Am I right in thinking that the LED controller does not have an address and that the only way to change say the third LED is to set one and two and three.
That suggests sending a duplicate of the information in one and two so as not to change them
If I’m reading this correctly, the data has to be sent to the ws2812 in a serial fashion? We can’t address each LED individually if we wanted to? (so, we can’t turn LED 10 on, but leave 0-9 untouched?)
This means we always need to have an array to keep the value of all of our “pixels” limiting the size of the strip on a smaller processor (so I still need 3 bytes of storage for each pixel in the array even if I am tracking those pixels elsewhere).
Any chance that we could get a little documentation around ws2812_sendarray_mask?
Yes, indeed. That is how the LEDs work.
Do you have a specific question about ws2812_sendarray_mask?
Currently I have a string of 256 LEDs, but I could see that being significantly more. I figure the library is using about 768 bytes (38% of memory). This does eat into my memory budget quite a bit (took me a while to realize that the memory requirements of the library aren’t reported by the compiler).

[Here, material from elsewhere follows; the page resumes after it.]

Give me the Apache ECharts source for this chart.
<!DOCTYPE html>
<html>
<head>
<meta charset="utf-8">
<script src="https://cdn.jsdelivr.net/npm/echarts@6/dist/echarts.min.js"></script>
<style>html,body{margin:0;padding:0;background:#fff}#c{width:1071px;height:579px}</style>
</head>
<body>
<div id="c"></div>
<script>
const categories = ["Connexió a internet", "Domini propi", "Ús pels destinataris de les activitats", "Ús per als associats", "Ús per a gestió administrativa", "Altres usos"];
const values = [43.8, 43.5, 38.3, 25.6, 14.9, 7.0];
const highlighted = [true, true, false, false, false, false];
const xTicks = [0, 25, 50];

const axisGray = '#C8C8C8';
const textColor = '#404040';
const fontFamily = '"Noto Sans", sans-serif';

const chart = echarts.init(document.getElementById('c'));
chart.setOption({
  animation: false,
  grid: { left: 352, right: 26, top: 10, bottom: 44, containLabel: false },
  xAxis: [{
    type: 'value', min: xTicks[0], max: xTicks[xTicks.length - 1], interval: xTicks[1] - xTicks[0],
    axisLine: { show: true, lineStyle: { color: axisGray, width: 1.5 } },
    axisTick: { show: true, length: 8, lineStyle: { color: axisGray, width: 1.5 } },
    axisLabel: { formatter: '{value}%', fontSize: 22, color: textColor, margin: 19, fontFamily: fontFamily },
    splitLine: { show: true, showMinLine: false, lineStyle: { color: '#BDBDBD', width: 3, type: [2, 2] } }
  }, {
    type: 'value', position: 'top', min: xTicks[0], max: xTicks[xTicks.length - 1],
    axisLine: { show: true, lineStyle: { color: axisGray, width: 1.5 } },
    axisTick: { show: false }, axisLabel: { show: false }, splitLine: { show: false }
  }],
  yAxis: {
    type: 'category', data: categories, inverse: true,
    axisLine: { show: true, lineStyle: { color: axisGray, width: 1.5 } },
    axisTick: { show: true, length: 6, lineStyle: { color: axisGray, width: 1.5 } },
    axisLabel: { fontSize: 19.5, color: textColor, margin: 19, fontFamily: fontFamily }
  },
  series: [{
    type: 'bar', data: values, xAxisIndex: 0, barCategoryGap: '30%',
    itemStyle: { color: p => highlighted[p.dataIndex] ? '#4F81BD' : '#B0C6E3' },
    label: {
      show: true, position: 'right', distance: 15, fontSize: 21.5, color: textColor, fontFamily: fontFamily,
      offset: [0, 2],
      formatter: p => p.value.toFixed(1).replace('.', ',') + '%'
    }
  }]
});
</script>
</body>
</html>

Due to what I’m doing, I could generate what RGB values to sent to each LED at runtime without storing it in an array. For instance, I could store the brightness of a particular LED, but set the RGB values as I loop through to render. This would reduce the memory requirements significantly.
In a perfect world I’d want to create a new sendarray_mask function, and I comprehend in very basic terms what’s going on inside of the ws2812_sendarray_mask function.
*data = a pointer to your array of RGB values
datlen = the length of that array
maskhi = ?? not sure what this is
*port = I assume this is the pointer to the port we’re banging the bits out on
*portreg = Another pointer for an additional parameter for the port?
From a timing stand-point, can I throw some code in that while loop without messing up timing?
Honestly, I’m on the edge of comprehension here (just enough to be dangerous kind of thing).